By Dan Ervin
3:04 PM EST, November 13, 2012
The debate about whether the United States should export liquefied natural gas (LNG) from Cove Point and other waterfront terminals has been going on for months. It is time for action.
The United States has an abundance of cheap natural gas, thanks to a revolution in gas production. An innovative technique that combines hydraulic fracturing and horizontal drilling has opened up geologic formations containing billions of cubic feet of gas. The supply of natural gas soared, while demand did not keep pace, leading to a collapse in natural gas prices. This is good for consumers in the short run but has forced many energy companies to either shut down their drilling rigs or to switch to oil production.
Insufficient domestic demand for natural gas and inadequate storage capacity have led energy companies to search for other markets, specifically in Europe and Asia. Selling to overseas markets could shore up the price of natural gas and sustain domestic gas production, thus stimulating the economy and creating jobs and revenue. Also, a better match of supply and demand may decrease price volatility.
Much of the focus is on the giant Marcellus shale formation, which stretches from West Virginia to New York and underlies part of Western Maryland. The Marcellus holds vast reserves of natural gas, some of which could be converted to LNG and exported from Dominion's Cove Point Terminal in Lusby on the Chesapeake Bay.
Cove Point is well-positioned to benefit if the U.S. Department of Energy and the Federal Energy Regulatory Commission approve its LNG export permit. Before the surge in shale-gas production, the United States was destined to become a natural gas importer, with LNG terminals like Cove Point used for that purpose.
But now the U.S. price for natural gas is substantially lower than the prices in Europe and Asia. The U.S. price is around $3 to $4 per million Btu, while comparable European and Asian prices are $10 and $15 respectively. Also, the global market for natural gas has expanded drastically as a result of the Fukushima nuclear accident. Japan and Germany urgently need to import large amounts of gas to offset the nuclear power formerly used in their electrical production facilities.
Currently, only one company, Cheniere Energy, has received permits to export LNG. Cheniere is building an LNG export facility at Sabine Pass in Louisiana and has been cleared to export gas for 20 years, beginning in 2015. More than a dozen other natural gas companies have applied for export permits; almost all intend to build LNG terminals on the Gulf Coast.

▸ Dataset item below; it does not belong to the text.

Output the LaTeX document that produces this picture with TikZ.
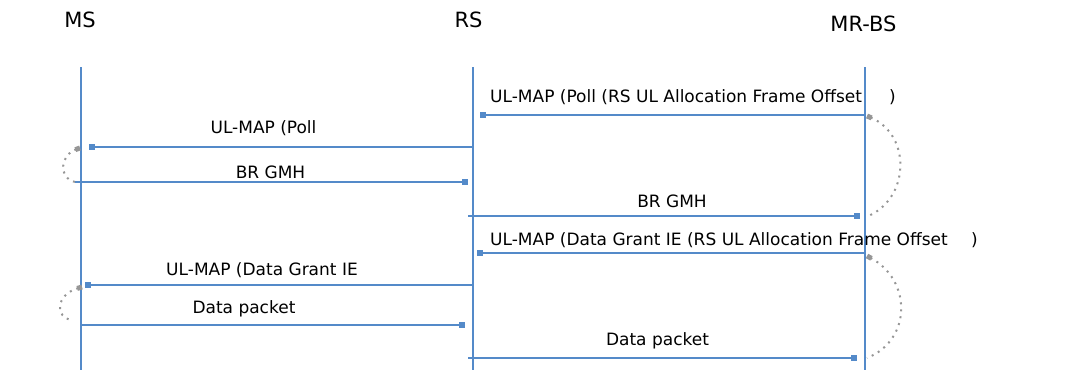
\documentclass[tikz,border=0pt]{standalone}
\usepackage{fontspec}
\setmainfont{DejaVu Sans}
\usetikzlibrary{arrows.meta}
\definecolor{lifeblue}{RGB}{84,138,201}
\definecolor{arcgray}{RGB}{150,150,150}
\tikzset{
  head/.style={font=\fontsize{21}{24}\selectfont, anchor=base, inner sep=0pt},
  msgtext/.style={font=\fontsize{17}{19}\selectfont, anchor=base, inner sep=0pt},
  lifeline/.style={draw=lifeblue, line width=2.8pt},
  msg/.style={draw=lifeblue, line width=2.4pt, -{Square[length=6pt,width=6pt]}},
  timearc/.style={draw=arcgray, line width=2pt, dash pattern=on 2pt off 5pt,
     {Square[length=5pt,width=5pt]}-},
}
\begin{document}
\begin{tikzpicture}[x=1pt,y=-1pt]
\useasboundingbox (0,0) rectangle (1071,370);
% headers
\node[head] (hms) at (80,27) {MS};
\node[head] (hrs) at (468.5,27) {RS};
\node[head] (hbs) at (863.5,31) {MR-BS};
% lifelines
\coordinate (mstop) at (81,67);  \coordinate (msbot) at (81,370);
\coordinate (rstop) at (473,67); \coordinate (rsbot) at (473,370);
\coordinate (bstop) at (865,67); \coordinate (bsbot) at (865,370);
\draw[lifeline] (mstop) -- (msbot);
\draw[lifeline] (rstop) -- (rsbot);
\draw[lifeline] (bstop) -- (bsbot);
% message points
\foreach \n/\y in {1/115,2/147,3/182,4/216,5/253,6/285,7/325,8/358}{
  \coordinate (ms\n) at (81,\y);
  \coordinate (rs\n) at (473,\y);
  \coordinate (bs\n) at (865,\y);
}
% messages
\draw[msg, shorten >=7pt] (bs1) -- (rs1);
\draw[msg, shorten >=8pt] (rs2) -- (ms2);
\draw[msg, shorten <=-6pt, shorten >=5pt] (ms3) -- (rs3);
\draw[msg, shorten <=-5pt, shorten >=5pt] (rs4) -- (bs4);
\draw[msg, shorten >=4pt] (bs5) -- (rs5);
\draw[msg, shorten >=4pt] (rs6) -- (ms6);
\draw[msg, shorten >=8pt] (ms7) -- (rs7);
\draw[msg, shorten <=-5pt, shorten >=8pt] (rs8) -- (bs8);
% labels
\node[msgtext, anchor=base west] (t1) at (490,102) {UL-MAP (Poll (RS UL Allocation Frame Offset};
\node[msgtext, anchor=base west] (t1b) at (889,102) {)};
\node[msgtext] (t2) at (263.5,133) {UL-MAP (Poll};
\node[msgtext] (t3) at (270.5,178) {BR GMH};
\node[msgtext] (t4) at (672,207) {BR GMH};
\node[msgtext, anchor=base west] (t5) at (490,245) {UL-MAP (Data Grant IE (RS UL Allocation Frame Offset};
\node[msgtext, anchor=base west] (t5b) at (971,245) {)};
\node[msgtext] (t6) at (262,275) {UL-MAP (Data Grant IE};
\node[msgtext] (t7) at (244,313) {Data packet};
\node[msgtext] (t8) at (657.5,345) {Data packet};
% timing arcs
\coordinate (a1s) at (80,148); \coordinate (a1e) at (75,182);
\coordinate (a2s) at (867,116); \coordinate (a2e) at (866,217);
\coordinate (a3s) at (82,287); \coordinate (a3e) at (72,320);
\coordinate (a4s) at (867,256); \coordinate (a4e) at (867,358);
\draw[timearc] (a1s) .. controls (60,155) and (58,178) .. (a1e);
\draw[timearc] (a2s) .. controls (912,135) and (910,200) .. (a2e);
\draw[timearc] (a3s) .. controls (55,295) and (55,318) .. (a3e);
\draw[timearc] (a4s) .. controls (912,280) and (912,340) .. (a4e);
\end{tikzpicture}
\end{document}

Clustering LNG terminals on the Gulf has some disadvantages. In recent years, energy facilities off the coasts of Louisiana and Texas have sustained significant damage from hurricanes, with oil and gas rigs and refineries going off line for weeks at a time. By contrast, the Chesapeake Bay has been relatively calm, with big energy facilities like the Cove Point terminal and the Calvert Cliffs nuclear plant able to operate without interruption.
Some groups oppose LNG exports given the likely price increase. The Department of Energy has put its permitting process on hold while it studies the potential effects of exports on domestic gas prices. Depending on the volume and pace of LNG exports, a study by the Energy Information Administration estimated selling gas overseas could add 3 percent to 9 percent to consumer gas bills during the 2015-2035 time period. Furthermore, the same study estimated large-scale exporting of LNG could cause consumer electricity bills to increase 1 percent to 3 percent during the same period.

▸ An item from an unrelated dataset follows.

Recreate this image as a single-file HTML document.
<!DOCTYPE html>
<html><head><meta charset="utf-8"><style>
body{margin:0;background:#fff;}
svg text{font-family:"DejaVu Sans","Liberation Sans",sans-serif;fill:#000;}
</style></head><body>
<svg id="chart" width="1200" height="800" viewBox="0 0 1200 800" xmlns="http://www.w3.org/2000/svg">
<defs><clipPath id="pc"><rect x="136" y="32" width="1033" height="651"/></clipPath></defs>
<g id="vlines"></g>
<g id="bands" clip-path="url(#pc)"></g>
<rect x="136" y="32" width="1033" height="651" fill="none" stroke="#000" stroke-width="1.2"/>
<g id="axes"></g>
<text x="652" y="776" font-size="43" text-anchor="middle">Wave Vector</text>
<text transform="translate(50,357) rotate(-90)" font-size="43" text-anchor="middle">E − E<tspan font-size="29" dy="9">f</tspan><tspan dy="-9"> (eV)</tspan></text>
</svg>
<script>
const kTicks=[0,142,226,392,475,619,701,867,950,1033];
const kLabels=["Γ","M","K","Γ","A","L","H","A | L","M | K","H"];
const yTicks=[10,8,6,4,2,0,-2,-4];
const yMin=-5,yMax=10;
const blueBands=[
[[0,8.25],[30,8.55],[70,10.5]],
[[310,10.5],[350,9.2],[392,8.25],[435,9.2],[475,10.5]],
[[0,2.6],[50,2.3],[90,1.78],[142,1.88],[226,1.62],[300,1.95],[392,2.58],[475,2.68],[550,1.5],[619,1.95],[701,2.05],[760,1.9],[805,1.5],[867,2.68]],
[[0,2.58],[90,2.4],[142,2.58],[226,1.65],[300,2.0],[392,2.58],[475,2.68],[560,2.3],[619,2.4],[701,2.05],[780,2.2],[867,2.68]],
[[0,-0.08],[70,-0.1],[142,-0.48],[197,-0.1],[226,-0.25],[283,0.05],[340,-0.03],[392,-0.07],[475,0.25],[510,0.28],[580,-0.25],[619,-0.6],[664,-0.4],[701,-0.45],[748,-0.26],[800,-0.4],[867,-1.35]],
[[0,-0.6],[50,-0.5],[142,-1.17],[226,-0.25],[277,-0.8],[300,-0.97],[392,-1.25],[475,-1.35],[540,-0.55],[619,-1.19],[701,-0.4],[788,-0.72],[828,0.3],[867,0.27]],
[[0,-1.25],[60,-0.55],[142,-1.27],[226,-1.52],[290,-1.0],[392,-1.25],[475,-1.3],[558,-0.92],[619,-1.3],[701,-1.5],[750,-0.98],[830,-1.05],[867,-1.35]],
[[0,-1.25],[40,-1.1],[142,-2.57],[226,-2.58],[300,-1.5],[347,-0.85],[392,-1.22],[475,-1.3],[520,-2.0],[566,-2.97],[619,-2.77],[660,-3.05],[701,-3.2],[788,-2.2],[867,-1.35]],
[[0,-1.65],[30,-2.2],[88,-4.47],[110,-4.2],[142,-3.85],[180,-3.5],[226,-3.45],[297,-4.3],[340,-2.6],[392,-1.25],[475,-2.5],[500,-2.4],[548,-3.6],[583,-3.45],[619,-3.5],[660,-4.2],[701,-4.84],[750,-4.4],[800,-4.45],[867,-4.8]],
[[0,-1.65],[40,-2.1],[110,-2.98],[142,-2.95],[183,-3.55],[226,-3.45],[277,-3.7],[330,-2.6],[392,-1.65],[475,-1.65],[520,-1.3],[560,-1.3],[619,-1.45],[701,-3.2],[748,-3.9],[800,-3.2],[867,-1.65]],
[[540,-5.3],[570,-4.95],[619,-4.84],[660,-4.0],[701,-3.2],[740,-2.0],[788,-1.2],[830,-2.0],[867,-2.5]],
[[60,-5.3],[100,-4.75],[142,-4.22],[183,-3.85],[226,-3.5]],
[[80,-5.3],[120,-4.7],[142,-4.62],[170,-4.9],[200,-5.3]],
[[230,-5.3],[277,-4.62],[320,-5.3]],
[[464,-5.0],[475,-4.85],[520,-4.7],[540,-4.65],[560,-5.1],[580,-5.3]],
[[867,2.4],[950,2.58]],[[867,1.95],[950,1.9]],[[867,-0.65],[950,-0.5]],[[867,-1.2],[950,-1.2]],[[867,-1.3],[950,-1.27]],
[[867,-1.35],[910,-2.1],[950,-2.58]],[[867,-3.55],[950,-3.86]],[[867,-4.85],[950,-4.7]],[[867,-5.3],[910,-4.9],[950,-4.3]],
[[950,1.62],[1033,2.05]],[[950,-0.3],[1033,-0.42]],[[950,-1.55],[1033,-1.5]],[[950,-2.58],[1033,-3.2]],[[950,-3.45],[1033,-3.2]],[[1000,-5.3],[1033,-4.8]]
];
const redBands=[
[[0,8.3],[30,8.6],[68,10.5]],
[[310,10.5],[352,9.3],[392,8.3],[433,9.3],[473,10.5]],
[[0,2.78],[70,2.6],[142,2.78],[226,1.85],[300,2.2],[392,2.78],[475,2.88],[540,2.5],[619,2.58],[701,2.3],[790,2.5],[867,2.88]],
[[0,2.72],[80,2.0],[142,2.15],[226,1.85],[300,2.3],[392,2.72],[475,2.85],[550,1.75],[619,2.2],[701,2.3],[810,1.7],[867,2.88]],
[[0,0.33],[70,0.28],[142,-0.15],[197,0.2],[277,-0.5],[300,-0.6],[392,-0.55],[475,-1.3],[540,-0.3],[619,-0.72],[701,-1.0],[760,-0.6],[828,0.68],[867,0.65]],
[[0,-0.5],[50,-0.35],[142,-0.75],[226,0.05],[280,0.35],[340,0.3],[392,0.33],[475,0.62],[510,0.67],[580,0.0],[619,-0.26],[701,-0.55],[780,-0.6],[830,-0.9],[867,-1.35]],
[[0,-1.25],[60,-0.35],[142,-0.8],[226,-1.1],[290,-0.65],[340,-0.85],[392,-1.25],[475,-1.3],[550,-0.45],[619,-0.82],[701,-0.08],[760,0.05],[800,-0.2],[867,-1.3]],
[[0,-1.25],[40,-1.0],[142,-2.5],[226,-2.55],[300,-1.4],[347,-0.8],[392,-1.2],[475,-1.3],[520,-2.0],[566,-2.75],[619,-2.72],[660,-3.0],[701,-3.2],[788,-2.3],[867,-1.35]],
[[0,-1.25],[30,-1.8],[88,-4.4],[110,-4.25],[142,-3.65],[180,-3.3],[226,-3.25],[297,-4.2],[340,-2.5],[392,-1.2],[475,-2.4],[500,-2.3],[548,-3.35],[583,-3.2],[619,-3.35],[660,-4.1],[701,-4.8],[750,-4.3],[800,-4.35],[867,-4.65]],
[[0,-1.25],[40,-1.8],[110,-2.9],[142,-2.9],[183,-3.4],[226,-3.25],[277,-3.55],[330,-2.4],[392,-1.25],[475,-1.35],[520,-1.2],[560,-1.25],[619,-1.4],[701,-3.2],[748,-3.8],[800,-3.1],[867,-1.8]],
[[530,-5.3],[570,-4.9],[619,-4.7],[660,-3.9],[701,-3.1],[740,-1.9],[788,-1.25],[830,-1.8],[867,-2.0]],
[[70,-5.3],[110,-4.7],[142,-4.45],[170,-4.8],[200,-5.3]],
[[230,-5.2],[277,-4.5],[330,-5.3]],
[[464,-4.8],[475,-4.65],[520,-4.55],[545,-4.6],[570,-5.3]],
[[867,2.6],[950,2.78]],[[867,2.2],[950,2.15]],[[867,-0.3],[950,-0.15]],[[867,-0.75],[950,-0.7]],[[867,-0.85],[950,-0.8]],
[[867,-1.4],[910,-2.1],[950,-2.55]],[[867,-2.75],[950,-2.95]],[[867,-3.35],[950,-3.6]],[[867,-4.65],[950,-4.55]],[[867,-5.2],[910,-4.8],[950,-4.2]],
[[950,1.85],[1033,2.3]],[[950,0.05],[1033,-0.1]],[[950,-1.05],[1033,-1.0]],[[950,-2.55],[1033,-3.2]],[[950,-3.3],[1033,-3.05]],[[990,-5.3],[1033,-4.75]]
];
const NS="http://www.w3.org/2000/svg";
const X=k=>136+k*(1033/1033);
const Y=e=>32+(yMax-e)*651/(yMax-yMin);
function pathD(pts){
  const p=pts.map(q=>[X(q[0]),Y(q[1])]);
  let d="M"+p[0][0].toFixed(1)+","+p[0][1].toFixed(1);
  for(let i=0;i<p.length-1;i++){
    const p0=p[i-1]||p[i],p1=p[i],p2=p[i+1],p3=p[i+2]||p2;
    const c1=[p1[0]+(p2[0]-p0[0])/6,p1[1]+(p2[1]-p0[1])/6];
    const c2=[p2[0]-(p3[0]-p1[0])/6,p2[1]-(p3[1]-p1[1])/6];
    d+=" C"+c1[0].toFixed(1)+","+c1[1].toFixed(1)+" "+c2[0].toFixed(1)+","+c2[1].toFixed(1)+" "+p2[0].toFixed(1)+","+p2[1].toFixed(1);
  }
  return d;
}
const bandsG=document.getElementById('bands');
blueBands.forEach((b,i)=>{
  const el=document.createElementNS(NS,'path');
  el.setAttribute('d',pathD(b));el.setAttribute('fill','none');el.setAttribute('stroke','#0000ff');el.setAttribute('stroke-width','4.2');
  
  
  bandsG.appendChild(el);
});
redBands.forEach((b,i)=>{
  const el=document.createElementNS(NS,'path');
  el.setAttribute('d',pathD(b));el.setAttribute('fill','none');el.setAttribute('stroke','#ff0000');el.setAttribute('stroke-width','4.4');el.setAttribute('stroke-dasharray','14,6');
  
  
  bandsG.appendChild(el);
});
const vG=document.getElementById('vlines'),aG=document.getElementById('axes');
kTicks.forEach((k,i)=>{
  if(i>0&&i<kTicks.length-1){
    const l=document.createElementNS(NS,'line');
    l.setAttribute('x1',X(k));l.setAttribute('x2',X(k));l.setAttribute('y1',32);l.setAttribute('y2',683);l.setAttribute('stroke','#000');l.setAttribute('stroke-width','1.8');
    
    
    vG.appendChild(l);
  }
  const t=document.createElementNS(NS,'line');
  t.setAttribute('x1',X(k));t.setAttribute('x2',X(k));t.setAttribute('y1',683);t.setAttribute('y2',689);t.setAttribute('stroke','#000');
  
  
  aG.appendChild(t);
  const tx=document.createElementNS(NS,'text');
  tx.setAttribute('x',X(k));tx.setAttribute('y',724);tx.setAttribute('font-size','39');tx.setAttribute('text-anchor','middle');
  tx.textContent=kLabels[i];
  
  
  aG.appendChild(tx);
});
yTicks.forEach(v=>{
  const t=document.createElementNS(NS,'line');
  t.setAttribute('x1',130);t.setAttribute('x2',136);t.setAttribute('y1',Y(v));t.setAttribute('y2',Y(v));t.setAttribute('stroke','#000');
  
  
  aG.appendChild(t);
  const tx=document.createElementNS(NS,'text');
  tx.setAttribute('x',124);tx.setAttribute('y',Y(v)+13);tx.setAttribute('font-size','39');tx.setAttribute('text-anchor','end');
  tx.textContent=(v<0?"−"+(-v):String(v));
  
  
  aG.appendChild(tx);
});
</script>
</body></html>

But the impact on consumers could be minimized by limiting gas exports. At the same time, exports would generate thousands of jobs, not only from sustained gas production but also from constructing and operating LNG export facilities. According to Cheniere, its $10 billion terminal project in Louisiana will employ up to 3,000 workers during construction and directly and indirectly support thousands of permanent jobs after construction. Building and operating an export terminal at Cove Point could do the same for Maryland.
Due to the abundance of shale gas, electric utilities are shifting from coal to natural gas, which improves air quality and reduces greenhouse-gas emissions. Counterintuitively, the Sierra Club has taken legal action to block LNG exports from Cove Point. Ostensibly, the environmental group opposes increased shale-gas production because renewable energy sources like solar and wind will be unable to compete economically with natural gas. But renewable energy sources are intermittent. Solar photovoltaics and wind turbines only produce electricity when the sun is shining and the wind is blowing. Natural gas electrical generation plants can operate continually, regardless of weather conditions.
The naysayers claim to be acting in the public interest. But without the shale-gas revolution, we will continue to burn large amounts of coal and rely on gas from politically unstable parts of the world. The Department of Energy should expedite approval of LNG export permits, starting with Cove Point. It is in our state and national interest to proceed without further delay.